Gritty - but not always grim - vivid, compelling and very well-crafted. As someone who lived in Manchester through the 1980's I found the characters and their speech to be instantly recognisable; they accurately reflect the attitudes of that time and place, yet are described without cliche and with a great deal of thought. The author has a highly original style but never sacrifices readability to it. The only thing I didn't like about Oxblood was the cover; I didn't want the book itself to end.
This book was like a postcard from Manchester, with place names, slang, sayings and a general up north vibe. However, for a “slice of life” book, it felt a bit repetitive and pointless. The character development seemed to go nowhere despite the characters actions changing, and the story itself felt a bit redundant, but I did enjoy the Mancunian spirit.
Wasn’t really for me I couldn’t get on board with the authors writing style it was a bit off beat for the type of crime noir I usually like. I felt it was too short to form a proper plot to develop and create the tension I was looking for. It was well written in parts and at times quite poetic. I think fans of Martina Cole would enjoy this and. I did liked the strong female characters, I would go as far to say the characters make it more a character lead novel which is not a bad thing, I liked the setting, Manchester in the 80’s. Longer with a bit more development in the characters and plot could have raised it to three stars for me. Thanks for the ARC in exchange for the review
Struggled to get into this at any point as it was unclear what was happening throughout. The chapters jump around from different times and perspectives without being fully clear about when it is set or who is speaking until about a page later and even then nothing really happens. An example of this is that the son comes out of prison at the start and is then arrested about 4 chapters later, but it’s never made clear if that was a description of his original arrest or not. So you’re left wondering whenever he re-appears if he’s been let out again or if this is a time before he was arrested. Stuck with it as I’d seen there was a twist but having finished the book I couldn’t actually tell you what the twist was.
This entire review has been hidden because of spoilers.
Extraordinary. A masterpiece? Perhaps. Only 245 pages but it took me a couple of weeks to read because the writing is SO good you can taste it. I'm not surprised it took Benn 8 years to complete the novel, the sentences, the language, the vernacular is so dense and brutally brilliant I found myself rereading many passages just so I could savour the images that came to mind. As a born and bred Manc who came of age in the late 70s/80s so much of this book is memoria. However this isn't a celebration of Spangles, Look-In or Jim'll Fix It. It fixes its gaze on 3 generations of put-upon women living in the dregs of Wythenshawe. Working class to the bone. Trying to escape their destinies. Nothing is held back. This book will linger in my mind for a long time.
unfortunately this book just didn’t work for me. i finished it because i’m stubborn but i didn’t really enjoy it.
i couldn’t find any flow or get to grips with what was happening throughout the novel. this could be down to me but i just couldn’t get my head around it.
Winner of this year's Sunday Times Charlotte Aitken Young Writer of the Year Award.
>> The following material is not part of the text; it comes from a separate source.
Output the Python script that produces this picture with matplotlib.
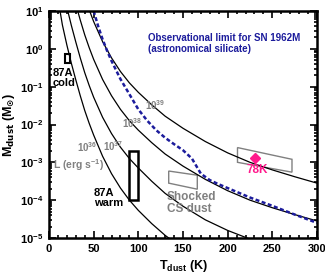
import matplotlib
matplotlib.use("Agg")
import matplotlib.pyplot as plt
from matplotlib.ticker import MultipleLocator, FixedLocator, FuncFormatter, NullFormatter
from matplotlib.patches import Polygon, Rectangle
import numpy as np

plt.rcParams['font.family'] = ['Liberation Sans', 'DejaVu Sans']
plt.rcParams['font.weight'] = 'bold'
plt.rcParams['mathtext.fontset'] = 'custom'
plt.rcParams['mathtext.rm'] = 'Liberation Sans:bold'
plt.rcParams['mathtext.bf'] = 'Liberation Sans:bold'
plt.rcParams['mathtext.it'] = 'Liberation Sans:bold'

# ---- data ----
T_lum = [12, 15, 20, 25, 30, 35, 40, 45, 50, 60, 70, 80, 90, 100, 115, 130,
         150, 175, 200, 225, 250, 275, 300]
logM_L36 = [1.05, 0.63, 0.1, -0.38, -0.82, -1.24, -1.63, -1.97, -2.28, -2.84, -3.3,
            -3.68, -4.0, -4.27, -4.62, -4.93, -5.28, -5.6, -5.9, -6.1, -6.3, -6.45, -6.6]
logM_L37 = [2.05, 1.63, 1.1, 0.62, 0.18, -0.24, -0.63, -0.97, -1.28, -1.81, -2.24,
            -2.6, -2.9, -3.15, -3.5, -3.82, -4.16, -4.52, -4.8, -5.03, -5.22, -5.4, -5.55]
logM_L38 = [3.05, 2.63, 2.1, 1.62, 1.18, 0.76, 0.37, 0.03, -0.28, -0.81, -1.24,
            -1.6, -1.9, -2.15, -2.48, -2.78, -3.1, -3.45, -3.75, -4.0, -4.2, -4.38, -4.55]
logM_L39 = [4.05, 3.63, 3.1, 2.62, 2.18, 1.76, 1.37, 1.03, 0.72, 0.19, -0.24,
            -0.6, -0.9, -1.15, -1.48, -1.78, -2.1, -2.45, -2.75, -3.0, -3.2, -3.38, -3.55]

T_obs = [50, 55, 60, 65, 70, 80, 90, 100, 110, 120, 130, 140, 150, 160, 165, 170,
         180, 190, 200, 225, 250, 275, 300]
logM_obs = [1.0, 0.6, 0.25, -0.05, -0.32, -0.8, -1.2, -1.6, -1.9, -2.15, -2.35, -2.52,
            -2.68, -2.9, -3.1, -3.3, -3.47, -3.58, -3.68, -3.93, -4.15, -4.38, -4.6]

cold_T = [18, 23]
cold_M = [0.42, 0.73]
warm_T = [90, 100]
warm_M = [1e-4, 2e-3]
shocked_T = [134, 166, 166, 134]
shocked_logM = [-3.23, -3.34, -3.71, -3.55]
k78_T = [211, 272, 272, 211]
k78_logM = [-2.61, -2.92, -3.26, -3.0]
point_T = 231
point_M = 10 ** -2.88

lum_labels = ['36', '37', '38', '39']
lum_label_T = [31, 60, 82, 107]
lum_label_logM = [-2.6, -2.58, -1.96, -1.48]

y_exponents = [-5, -4, -3, -2, -1, 0, 1]

# ---- figure ----
fig = plt.figure(figsize=(3.25, 2.73), dpi=100)
ax = fig.add_axes([49/325, 1 - 238/273, (317-49)/325, (238-11)/273])

for lm in (logM_L36, logM_L37, logM_L38, logM_L39):
    ax.plot(T_lum, [10 ** v for v in lm], color='black', lw=0.9)

ax.plot(T_obs, [10 ** v for v in logM_obs], color='#1c1c9c', lw=1.8,
        linestyle=(0, (1.6, 1.0)))

ax.add_patch(Rectangle((cold_T[0], cold_M[0]), cold_T[1]-cold_T[0], cold_M[1]-cold_M[0],
                       fill=False, ec='black', lw=1.5))
ax.add_patch(Rectangle((warm_T[0], warm_M[0]), warm_T[1]-warm_T[0], warm_M[1]-warm_M[0],
                       fill=False, ec='black', lw=1.8))
ax.add_patch(Polygon(list(zip(shocked_T, [10 ** v for v in shocked_logM])), closed=True,
                     fill=False, ec='#808080', lw=1.0))
ax.add_patch(Polygon(list(zip(k78_T, [10 ** v for v in k78_logM])), closed=True,
                     fill=False, ec='#808080', lw=1.0))
ax.plot([point_T], [point_M], marker='D', color='#ff1a8c', ms=5.5, mec='#ff1a8c')

ax.set_xlim(0, 300)
ax.set_yscale('log')
ax.set_ylim(1e-5, 10)

ax.xaxis.set_major_locator(MultipleLocator(50))
ax.xaxis.set_minor_locator(MultipleLocator(10))
ax.yaxis.set_major_locator(FixedLocator([10.0 ** e for e in y_exponents]))
ax.yaxis.set_minor_locator(FixedLocator([m * 10.0 ** e for e in y_exponents[:-1]
                                         for m in range(2, 10)]))
ax.yaxis.set_minor_formatter(NullFormatter())
ax.yaxis.set_major_formatter(FuncFormatter(lambda v, p: r'$10^{%d}$' % int(round(np.log10(v)))))
ax.tick_params(which='both', direction='in', top=True, right=True, width=1.2)
ax.tick_params(which='major', length=5, labelsize=8, pad=4)
ax.tick_params(which='minor', length=2.5)
for lab in ax.get_xticklabels():
    lab.set_fontweight('bold')
for s in ax.spines.values():
    s.set_linewidth(1.8)

ax.set_xlabel(r'T$_{\rm dust}$ (K)', fontsize=9, fontweight='bold', labelpad=3)
ax.set_ylabel(r'M$_{\bf dust}$ (M$_{\odot}$)', fontsize=9, fontweight='bold', labelpad=2,
              math_fontfamily='dejavusans')

ax.text(111, 10 ** 0.14, 'Observational limit for SN 1962M\n(astronomical silicate)',
        color='#1c1c9c', fontsize=7.0, fontweight='bold', va='center', ha='left',
        linespacing=1.05)

ax.text(4.5, 10 ** -0.78, '87A\ncold', fontsize=8, fontweight='bold', va='center', ha='left',
        linespacing=1.0)
ax.text(50, 10 ** -3.93, '87A\nwarm', fontsize=8, fontweight='bold', va='center', ha='left',
        linespacing=1.0)
ax.text(132, 10 ** -4.07, 'Shocked\nCS dust', fontsize=8.5, fontweight='bold', color='#808080',
        va='center', ha='left', linespacing=1.05)
ax.text(233, 10 ** -3.2, '78K', fontsize=8.5, color='#ff1a8c', va='center', ha='center')

for lab, t, lm in zip(lum_labels, lum_label_T, lum_label_logM):
    ax.text(t, 10 ** lm, r'10$^{%s}$' % lab, fontsize=7, color='#808080',
            fontweight='bold', va='center', ha='left')
ax.text(4.5, 10 ** -3.06, r'L (erg s$^{-1}$)', fontsize=7.5, color='#808080',
        fontweight='bold', va='center', ha='left')

fig.savefig('out.png', dpi=100)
Set in 1980s Wythenshawe, Manchester, this is the story of three women, three generations of the Dodds family, a family that once ruled Manchester's underworld. This is not a book about crime, but a story of women broken by and haunted by violence. These women entered their marriage with hope but were ruined by their husbands, their hopes beaten out of them and their only role to bear children. The men are now dead and the women are all that remain of this once powerful family. The matriarch, Nedra, now finds that her importance in the community is falling away and her life is being the childminder to the local kids, all products of broken homes and all lacking a stable home life. Her granddaughter, Jan, had a child at fifteen, is having an affair with her English teacher and uses sex to get anything she wants from the local lads. Unable to get any affection from home, she uses her body to feel something, anything. Two women - years apart - but written with realism. You see these women. In-between there is Carol, Nedra's daughter-in-law and Jan's mother. She is an interesting character and seems to be the holder of the backstories - the stories of Nedra's husband Jim and her own husband Sefton. And the link to Vern, her one-time lover who now visits her every night as a ghost hungry for sex. These supernatural couplings are slightly strange, but they serve a purpose to allow us to see how being married into Dodds family affected Carol, the legacy that it has left her with. Though they could also just be read as expressions of grief. There is no real plot, there are flashbacks and the writing style is original and powerful, but there are some revelations. An enjoyable read and 1980s Manchester is vividly drawn. l
Much about this I absolutely love. The stuff that may well have turned some readers off, did not turn me off. The Northern dialect did not turn me off, in fact I really liked it (I'm a Northerner so I s'pose I have an advantage there). I love that the story is deeply rooted in place and time(s). I also love the supernatural elements, where some readers might baulk. Overall this is a beautiful, poetically written masterpiece. But that's where I struggled; that word 'poetic'. The writing is gorgeous in its poetic portrayal of a place that's warm, vibrant, grim, brutal and infuriating all at the same time. But, for me, the poetry can make the writing dense. Not in a bad way; I've rarely read such skilful, emotional writing. It holds back the story though. When I'm reading a poem I want to take my time and luxuriate in the language. When I'm reading a novel, I want a bit of that yes, but mostly I want to get on with the story. This is particularly a problem when the story is a good one. And this one is! Towards the end I was just yearning for the bloody story to move! The denseness of the writing (evocative as it is) held up the pace and confused me as to what exactly was going on. Maybe it's me. I have the same problem with musicals ("Another song? Damn it the story was just getting interesting!"). I ended up longing for simple sentences like 'she closed the door' or 'he got on the bus' just for a break and to make a bit of progress. And that's a shame because there's some of the best, most innovative writing that I've ever read in this.